| DATA PROVIDED |
━━━━━━━━━━━━━━━━━━━━

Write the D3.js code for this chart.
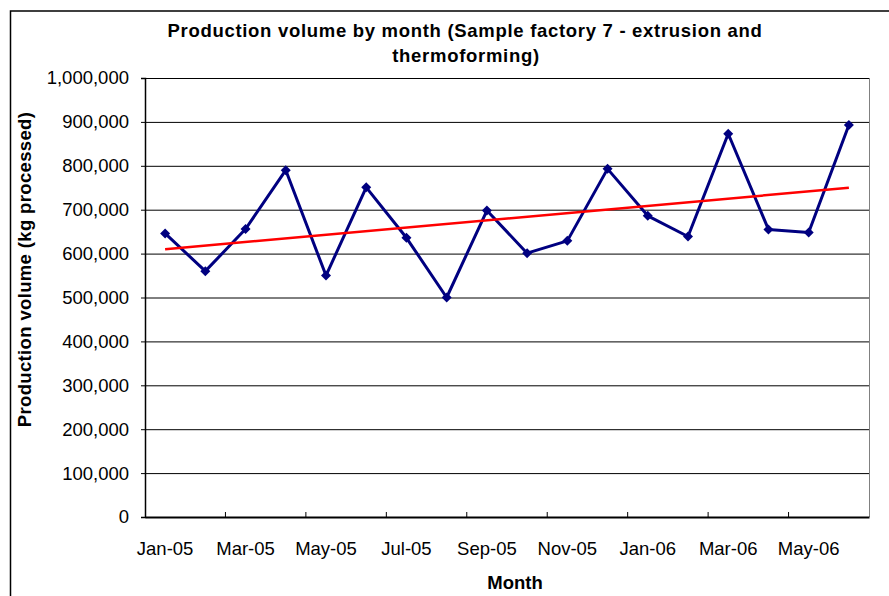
<!DOCTYPE html>
<html lang="en">
<head>
<meta charset="utf-8">
<title>Production volume by month</title>
<script src="https://cdn.jsdelivr.net/npm/d3@7/dist/d3.min.js"></script>
<style>
  body { margin: 0; background: #fff; }
  text { font-family: Arial, "Liberation Sans", sans-serif; fill: #000; }
</style>
</head>
<body>
<script>
  var months = ["Jan-05","Feb-05","Mar-05","Apr-05","May-05","Jun-05","Jul-05","Aug-05","Sep-05",
                "Oct-05","Nov-05","Dec-05","Jan-06","Feb-06","Mar-06","Apr-06","May-06","Jun-06"];
  var volume = [646000, 560000, 656000, 790000, 550000, 751000, 636000, 500000, 698000,
                601000, 629000, 793000, 686000, 639000, 873000, 655000, 648000, 893000];
  // linear trend read at first and last month
  var trendMonths = ["Jan-05", "Jun-06"];
  var trendValues = [610000, 750000];
  var yTicks = [0,100000,200000,300000,400000,500000,600000,700000,800000,900000,1000000];

  var W = 889, H = 596;
  var margin = {top: 78, right: 20, bottom: 79, left: 145};
  var w = 869 - margin.left;
  var h = 517 - margin.top;

  var svg = d3.select("body").append("svg")
      .attr("width", W).attr("height", H);

  // chart area border
  svg.append("rect")
      .attr("x", 10.5).attr("y", 11)
      .attr("width", W + 20).attr("height", H + 20)
      .attr("fill", "none").attr("stroke", "#000").attr("stroke-width", 1.5);

  var g = svg.append("g")
      .attr("transform", "translate(" + margin.left + "," + margin.top + ")");

  var x = d3.scaleBand().domain(months).range([0, w]).padding(0);
  var y = d3.scaleLinear().domain([0, 1000000]).range([h, 0]);

  // gridlines
  g.append("g")
      .call(d3.axisLeft(y).tickValues(yTicks).tickSize(-w).tickFormat(""))
      .call(function(s) {
        s.select(".domain").remove();
        s.selectAll("line").attr("stroke", "#000").attr("stroke-width", 1);
      });

  // right border of plot area
  g.append("line")
      .attr("x1", w + 0.5).attr("x2", w + 0.5).attr("y1", 0).attr("y2", h)
      .attr("stroke", "#808080").attr("stroke-width", 1);

  // y axis
  g.append("g")
      .call(d3.axisLeft(y).tickValues(yTicks).tickSize(4).tickPadding(12).tickFormat(d3.format(",")))
      .call(function(s) {
        s.select(".domain").attr("stroke", "#000").attr("stroke-width", 1.5);
        s.selectAll("line").attr("stroke", "#000");
        s.selectAll("text").style("font-size", "18.5px");
      });

  // x axis labels (every other month, centred on the month)
  var labelMonths = months.filter(function(d, i) { return i % 2 === 0; });
  g.append("g")
      .attr("transform", "translate(0," + h + ")")
      .call(d3.axisBottom(x).tickValues(labelMonths).tickSize(0).tickPadding(25))
      .call(function(s) {
        s.select(".domain").attr("stroke", "#000").attr("stroke-width", 2);
        s.selectAll("text").style("font-size", "18.5px");
      });

  // x tick marks at month boundaries
  g.append("g").selectAll("line")
      .data(labelMonths.slice(1))
      .enter().append("line")
      .attr("x1", function(d) { return x(d); })
      .attr("x2", function(d) { return x(d); })
      .attr("y1", h).attr("y2", h - 5)
      .attr("stroke", "#000").attr("stroke-width", 1);

  var cx = function(d) { return x(d) + x.bandwidth() / 2; };

  // series line
  var data = months.map(function(m, i) { return {m: m, v: volume[i]}; });
  g.append("path")
      .datum(data)
      .attr("fill", "none")
      .attr("stroke", "#000080")
      .attr("stroke-width", 3)
      .attr("stroke-linejoin", "round")
      .attr("d", d3.line().x(function(d) { return cx(d.m); }).y(function(d) { return y(d.v); }));

  // trend line
  var trend = trendMonths.map(function(m, i) { return {m: m, v: trendValues[i]}; });
  g.append("path")
      .datum(trend)
      .attr("fill", "none")
      .attr("stroke", "#ff0000")
      .attr("stroke-width", 2.5)
      .attr("d", d3.line().x(function(d) { return cx(d.m); }).y(function(d) { return y(d.v); }));

  // diamond markers
  g.selectAll(".pt")
      .data(data)
      .enter().append("path")
      .attr("class", "pt")
      .attr("transform", function(d) { return "translate(" + cx(d.m) + "," + y(d.v) + ")"; })
      .attr("d", "M0,-5L5,0L0,5L-5,0Z")
      .attr("fill", "#000080");

  // titles
  svg.append("text")
      .attr("x", 465).attr("y", 36.5)
      .attr("text-anchor", "middle")
      .style("font-size", "18.5px").style("font-weight", "bold")
      .style("letter-spacing", "0.7px")
      .text("Production volume by month (Sample factory 7 - extrusion and");
  svg.append("text")
      .attr("x", 466).attr("y", 62)
      .attr("text-anchor", "middle")
      .style("font-size", "18.5px").style("font-weight", "bold")
      .style("letter-spacing", "0.7px")
      .text("thermoforming)");

  svg.append("text")
      .attr("x", 515).attr("y", 589)
      .attr("text-anchor", "middle")
      .style("font-size", "18.5px").style("font-weight", "bold")
      .text("Month");

  svg.append("text")
      .attr("transform", "translate(31,269.5) rotate(-90)")
      .attr("text-anchor", "middle")
      .style("font-size", "18.5px").style("font-weight", "bold")
      .style("letter-spacing", "0.35px")
      .text("Production volume (kg processed)");
</script>
</body>
</html>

━━━━━━━━━━━━━━━━━━━━

| WHAT THE TASK REQUIRES |
The pictures should not be reproduced; quote all of the other material exactly.

| RESULT BELOW |
Write the D3.js code for this chart.
<!DOCTYPE html>
<html lang="en">
<head>
<meta charset="utf-8">
<title>Production volume by month</title>
<script src="https://cdn.jsdelivr.net/npm/d3@7/dist/d3.min.js"></script>
<style>
  body { margin: 0; background: #fff; }
  text { font-family: Arial, "Liberation Sans", sans-serif; fill: #000; }
</style>
</head>
<body>
<script>
  var months = ["Jan-05","Feb-05","Mar-05","Apr-05","May-05","Jun-05","Jul-05","Aug-05","Sep-05",
                "Oct-05","Nov-05","Dec-05","Jan-06","Feb-06","Mar-06","Apr-06","May-06","Jun-06"];
  var volume = [646000, 560000, 656000, 790000, 550000, 751000, 636000, 500000, 698000,
                601000, 629000, 793000, 686000, 639000, 873000, 655000, 648000, 893000];
  // linear trend read at first and last month
  var trendMonths = ["Jan-05", "Jun-06"];
  var trendValues = [610000, 750000];
  var yTicks = [0,100000,200000,300000,400000,500000,600000,700000,800000,900000,1000000];

  var W = 889, H = 596;
  var margin = {top: 78, right: 20, bottom: 79, left: 145};
  var w = 869 - margin.left;
  var h = 517 - margin.top;

  var svg = d3.select("body").append("svg")
      .attr("width", W).attr("height", H);

  // chart area border
  svg.append("rect")
      .attr("x", 10.5).attr("y", 11)
      .attr("width", W + 20).attr("height", H + 20)
      .attr("fill", "none").attr("stroke", "#000").attr("stroke-width", 1.5);

  var g = svg.append("g")
      .attr("transform", "translate(" + margin.left + "," + margin.top + ")");

  var x = d3.scaleBand().domain(months).range([0, w]).padding(0);
  var y = d3.scaleLinear().domain([0, 1000000]).range([h, 0]);

  // gridlines
  g.append("g")
      .call(d3.axisLeft(y).tickValues(yTicks).tickSize(-w).tickFormat(""))
      .call(function(s) {
        s.select(".domain").remove();
        s.selectAll("line").attr("stroke", "#000").attr("stroke-width", 1);
      });

  // right border of plot area
  g.append("line")
      .attr("x1", w + 0.5).attr("x2", w + 0.5).attr("y1", 0).attr("y2", h)
      .attr("stroke", "#808080").attr("stroke-width", 1);

  // y axis
  g.append("g")
      .call(d3.axisLeft(y).tickValues(yTicks).tickSize(4).tickPadding(12).tickFormat(d3.format(",")))
      .call(function(s) {
        s.select(".domain").attr("stroke", "#000").attr("stroke-width", 1.5);
        s.selectAll("line").attr("stroke", "#000");
        s.selectAll("text").style("font-size", "18.5px");
      });

  // x axis labels (every other month, centred on the month)
  var labelMonths = months.filter(function(d, i) { return i % 2 === 0; });
  g.append("g")
      .attr("transform", "translate(0," + h + ")")
      .call(d3.axisBottom(x).tickValues(labelMonths).tickSize(0).tickPadding(25))
      .call(function(s) {
        s.select(".domain").attr("stroke", "#000").attr("stroke-width", 2);
        s.selectAll("text").style("font-size", "18.5px");
      });

  // x tick marks at month boundaries
  g.append("g").selectAll("line")
      .data(labelMonths.slice(1))
      .enter().append("line")
      .attr("x1", function(d) { return x(d); })
      .attr("x2", function(d) { return x(d); })
      .attr("y1", h).attr("y2", h - 5)
      .attr("stroke", "#000").attr("stroke-width", 1);

  var cx = function(d) { return x(d) + x.bandwidth() / 2; };

  // series line
  var data = months.map(function(m, i) { return {m: m, v: volume[i]}; });
  g.append("path")
      .datum(data)
      .attr("fill", "none")
      .attr("stroke", "#000080")
      .attr("stroke-width", 3)
      .attr("stroke-linejoin", "round")
      .attr("d", d3.line().x(function(d) { return cx(d.m); }).y(function(d) { return y(d.v); }));

  // trend line
  var trend = trendMonths.map(function(m, i) { return {m: m, v: trendValues[i]}; });
  g.append("path")
      .datum(trend)
      .attr("fill", "none")
      .attr("stroke", "#ff0000")
      .attr("stroke-width", 2.5)
      .attr("d", d3.line().x(function(d) { return cx(d.m); }).y(function(d) { return y(d.v); }));

  // diamond markers
  g.selectAll(".pt")
      .data(data)
      .enter().append("path")
      .attr("class", "pt")
      .attr("transform", function(d) { return "translate(" + cx(d.m) + "," + y(d.v) + ")"; })
      .attr("d", "M0,-5L5,0L0,5L-5,0Z")
      .attr("fill", "#000080");

  // titles
  svg.append("text")
      .attr("x", 465).attr("y", 36.5)
      .attr("text-anchor", "middle")
      .style("font-size", "18.5px").style("font-weight", "bold")
      .style("letter-spacing", "0.7px")
      .text("Production volume by month (Sample factory 7 - extrusion and");
  svg.append("text")
      .attr("x", 466).attr("y", 62)
      .attr("text-anchor", "middle")
      .style("font-size", "18.5px").style("font-weight", "bold")
      .style("letter-spacing", "0.7px")
      .text("thermoforming)");

  svg.append("text")
      .attr("x", 515).attr("y", 589)
      .attr("text-anchor", "middle")
      .style("font-size", "18.5px").style("font-weight", "bold")
      .text("Month");

  svg.append("text")
      .attr("transform", "translate(31,269.5) rotate(-90)")
      .attr("text-anchor", "middle")
      .style("font-size", "18.5px").style("font-weight", "bold")
      .style("letter-spacing", "0.35px")
      .text("Production volume (kg processed)");
</script>
</body>
</html>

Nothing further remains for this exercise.